Canada was well represented at SAP’s annual Sapphire user conference in Orlando last month, with a number of the enterprise applications vendor’s Canadian clients sharing their SAP experiences.
Cost savings from implementing shared services across its organization enabled Royal Bank of Canada (RBC) to fund its human resources and information management operations.
An RBC executive told attendees how the bank was able to provide more than 70,000 employees in three different lines of business across North America with a single, common IT backbone to support its HR systems.
Chris Herrndorf, RBC’s director of HR services, said the strategy was to give employees and managers self-service and analytic capabilities, improve the speed and accuracy of transaction processing while driving down costs, and better harness HR data.
On the infrastructure side, RBC implemented SAP HR and SAP Business Warehouse — modules within SAP enterprise resource planning suite — SAP R/3.
The recent challenge for Herrndorf’s group came with RBC’s aggressive expansion into the U.S. Three major acquisitions brought 13,000 new employees to RBC. Each company had disparate systems and was migrated to RBC’s shared services platform and SAP infrastructure. Herrndorf said shared services reduced HR and IT costs by 50 per cent, so essentially those savings funded the infrastructure investments.

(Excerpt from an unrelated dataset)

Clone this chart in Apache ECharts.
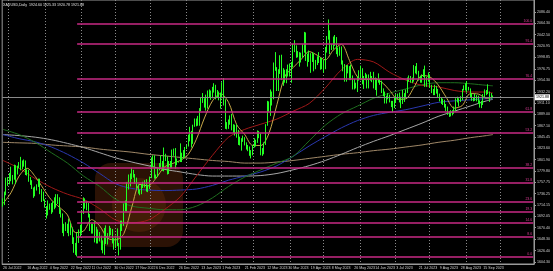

Herrndorf said a clear vision and strategy were key to the implementation’s success. RBC, he said, adopted a “business case” approach. This included demonstrating cost savings, spending a lot of time on project management and governance, hiring a seasoned project manager, getting strong executive sponsorship, and forging a tight partnership between HR operations and IT.
“We also sponsored a continual improvement mindset and there’s no question in my mind it became easier as we did subsequent implementations, because we applied learnings from the earlier ones,” Herrndorf said.
With shared services and the SAP platform in place, Herrndorf said RBC’s focus is now on building new applications and tools to leverage the Business Warehouse.
An e-learning management tool that replaced four legacy systems was rolled out in January and is expected to save US$4 million annually. Also introduced in January was “Total Rewards,” an online self-service application to give employees a real-time view of their pay and benefits. Both take advantage of RBC’s SAP infrastructure.
Businesses were not the only Canadian entities in the spotlight. The Federal Government was honoured by the Americas’ SAP Users Group (ASUG) for its implementation of SAP.
The Integrated Finance and Material System (IFMS) program office acts as the government’s research and development shop for SAP, developing standardized processes and rolling them out to different ministries across the government.
It was awarded ASUG’s 2006 Impact Award, which recognizes ASUG member companies that have achieved significant business results due to an SAP implementation.
Joe Larocque, the office’s senior director, said the government achieved at least $87 million in cost avoidance from 2002 to 2004 alone thanks to the standardization efforts. “Our ROI is really in cost avoidance, not in cost savings,” said Larocque. “It’s in how we can help departments avoid spending money.”
The government first began implementing SAP in 1997. Larocque said the ASUG award was, in large part, for the government’s upgrade project to version 4.7 of SAP’s platform.